Les usines à tweets et les ateliers de podcasts se glorifient de « décomposer » l’œuvre pour mieux la formater. Pourtant, la vraie transgression de Kafka résidait dans l’insoutenable exercice de l’authenticité – une épée à double tranchant qui tranchait les chairs et souillait les consciences. Aujourd’hui, les consciences sont stériles, anesthésiées par la surproduction d’images.
Carnet de survie urbaine
Je me souviens d’une nuit glaciale, j’ai croisé une vieille femme lisant Le Procès sous les néons tremblotants d’une station de métro abandonnée. Son regard, vide et pourtant intense, reflétait l’abîme. J’ai compris que nous errions, tous, comme des K., ballotés par un système sans visage.

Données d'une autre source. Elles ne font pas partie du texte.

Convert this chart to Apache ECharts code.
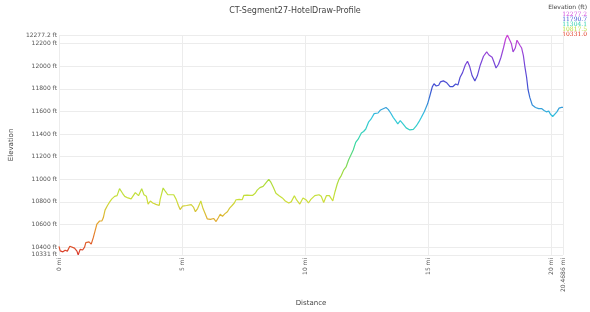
<!DOCTYPE html>
<html><head><meta charset="utf-8">
<script src="https://cdn.jsdelivr.net/npm/echarts@6/dist/echarts.min.js"></script>
<style>html,body{margin:0;padding:0;background:#fff}#c{width:590px;height:312px}</style>
</head><body><div id="c"></div>
<script>
const titleText = 'CT-Segment27-HotelDraw-Profile';
const distanceMi = [0,0.05,0.16,0.25,0.34,0.44,0.52,0.63,0.73,0.78,0.86,0.96,1.04,1.09,1.15,1.22,1.31,1.39,1.48,1.54,1.65,1.74,1.80,1.87,1.97,2.06,2.15,2.26,2.36,2.46,2.58,2.67,2.80,2.93,3.10,3.23,3.36,3.45,3.55,3.62,3.71,3.81,3.94,4.07,4.11,4.23,4.33,4.42,4.55,4.66,4.76,4.85,4.92,5.02,5.18,5.37,5.46,5.54,5.63,5.76,5.85,5.93,6.02,6.15,6.28,6.38,6.47,6.55,6.64,6.73,6.84,6.93,7.03,7.12,7.19,7.32,7.44,7.51,7.64,7.77,7.87,7.97,8.05,8.16,8.29,8.42,8.52,8.61,8.70,8.81,8.94,9.07,9.19,9.33,9.43,9.56,9.65,9.78,9.91,10.04,10.13,10.23,10.39,10.56,10.65,10.75,10.86,10.98,11.12,11.21,11.30,11.37,11.47,11.56,11.66,11.76,11.86,11.95,12.05,12.15,12.28,12.37,12.46,12.57,12.67,12.80,12.96,13.06,13.19,13.28,13.37,13.47,13.58,13.67,13.76,13.86,13.97,14.10,14.25,14.39,14.51,14.62,14.71,14.84,14.97,15.06,15.16,15.23,15.32,15.42,15.49,15.61,15.75,15.88,16.00,16.11,16.20,16.29,16.39,16.50,16.59,16.68,16.78,16.89,16.99,17.11,17.24,17.37,17.46,17.59,17.66,17.75,17.85,17.95,18.05,18.14,18.21,18.28,18.37,18.44,18.53,18.60,18.66,18.73,18.79,18.86,18.92,18.99,19.05,19.12,19.22,19.35,19.48,19.61,19.70,19.79,19.89,19.96,20.05,20.13,20.22,20.31,20.41,20.4686];
const elevationFt = [10407,10366,10358,10372,10364,10407,10418,10391,10364,10331.0,10380,10374,10399,10440,10432,10446,10426,10481,10555,10604,10631,10631,10659,10727,10768,10800,10827,10849,10855,10917,10876,10849,10835,10827,10882,10855,10917,10863,10849,10781,10808,10790,10778,10768,10822,10923,10890,10863,10863,10863,10822,10768,10732,10762,10768,10776,10754,10713,10741,10808,10741,10700,10650,10645,10653,10626,10659,10691,10672,10694,10713,10745,10768,10790,10819,10822,10819,10858,10860,10858,10858,10876,10904,10926,10937,10972,10999,10972,10931,10876,10855,10835,10808,10790,10800,10855,10817,10781,10835,10817,10790,10822,10855,10863,10849,10795,10855,10855,10808,10890,10958,10999,11035,11081,11109,11171,11218,11259,11327,11355,11409,11423,11445,11505,11532,11581,11587,11614,11627,11636,11619,11587,11546,11519,11491,11519,11491,11455,11437,11442,11472,11510,11546,11600,11668,11737,11818,11846,11826,11832,11862,11871,11854,11821,11821,11843,11834,11903,11944,12012,12045,11998,11916,11871,11916,12012,12089,12127,12100,12080,12040,11985,12018,12080,12162,12244,12277.2,12272,12203,12127,12162,12231,12217,12182,12162,12094,11998,11903,11793,11725,11658,11636,11625,11625,11609,11597,11603,11576,11556,11570,11597,11630,11636,11636];
const yTicks = [10331, 10400, 10600, 10800, 11000, 11200, 11400, 11600, 11800, 12000, 12200, 12277.2];
const xTicks = [0, 5, 10, 15, 20, 20.4686];
const colorStops = ['#d9352a','#e89a2e','#cce03a','#9cda3e','#38d8a0','#33c8df','#3a50d2','#7a45d8','#d044d6'];

const eMin = Math.min(...elevationFt), eMax = Math.max(...elevationFt);
const legendVals = [0,1,2,3,4].map(i => eMax - i*(eMax-eMin)/4);
const legendColors = ['#d048dc','#3e56d4','#30d0b0','#b8e040','#e03a24'];

const chart = echarts.init(document.getElementById('c'), null, {renderer:'canvas'});
const graphics = [{type:'text', right:3, top:4, style:{text:'Elevation (ft)', fill:'#444', font:'6px "DejaVu Sans", sans-serif', textAlign:'right'}}];
legendVals.forEach((v,i)=>graphics.push({type:'text', right:3, top:11+i*5, style:{text:v.toFixed(1), fill:legendColors[i], font:'6px "DejaVu Serif", serif', textAlign:'right'}}));
chart.setOption({
  backgroundColor:'#fff',
  animation:false,
  title:{text:titleText, left:'center', top:2, textStyle:{fontSize:8, fontWeight:'normal', color:'#444', fontFamily:'"DejaVu Sans", sans-serif'}},
  grid:{left:37, right:27, top:35, bottom:39, containLabel:false},
  graphic: graphics,
  visualMap:{show:false, type:'continuous', dimension:1, min:eMin, max:eMax, inRange:{color:colorStops}},
  xAxis:{type:'value', min:0, max:20.4686, name:'Distance', nameLocation:'middle', nameGap:31,
    nameTextStyle:{fontSize:7, color:'#444', fontFamily:'"DejaVu Sans", sans-serif'},
    axisLine:{show:false}, axisTick:{show:false, customValues:xTicks},
    axisLabel:{customValues:xTicks, rotate:90, fontSize:6, color:'#555', margin:3, formatter:v=>v+' mi', fontFamily:'"DejaVu Sans", sans-serif'},
    splitLine:{show:true, lineStyle:{color:'#ececec', width:1}}},
  yAxis:{type:'value', min:eMin, max:eMax, name:'Elevation', nameLocation:'middle', nameGap:29,
    nameTextStyle:{fontSize:7, color:'#444', fontFamily:'"DejaVu Sans", sans-serif'},
    axisLine:{show:false}, axisTick:{show:false, customValues:yTicks},
    axisLabel:{customValues:yTicks, fontSize:6, color:'#555', margin:2, formatter:v=>v+' ft', fontFamily:'"DejaVu Sans", sans-serif'},
    splitLine:{show:true, lineStyle:{color:'#ececec', width:1}}},
  series:[{type:'line', data:distanceMi.map((d,i)=>[d, elevationFt[i]]), showSymbol:false, lineStyle:{width:1.2}}]
});
</script></body></html>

J’ai griffonné ces mots dans mon carnet : « Mourir n’est rien – c’est rester ignoré qui vous tue. » Cette lueur, fragile et silencieuse, c’est la seule trace que laisse le Maître quand il trébuche hors de la vitrine.
Conclusion
Kafka est mort à Berlin hier soir, et avec lui, la dernière résistance du verbe pur. Nous héritons d’un continent de ruines intérieures, d’une mémoire en miettes. Reste cette ligne gravée dans le noir : « Dans la nuit du monde, chacun porte une lampe. » À nous de l’allumer, ou de laisser la cendre ensevelir notre dernière étincelle.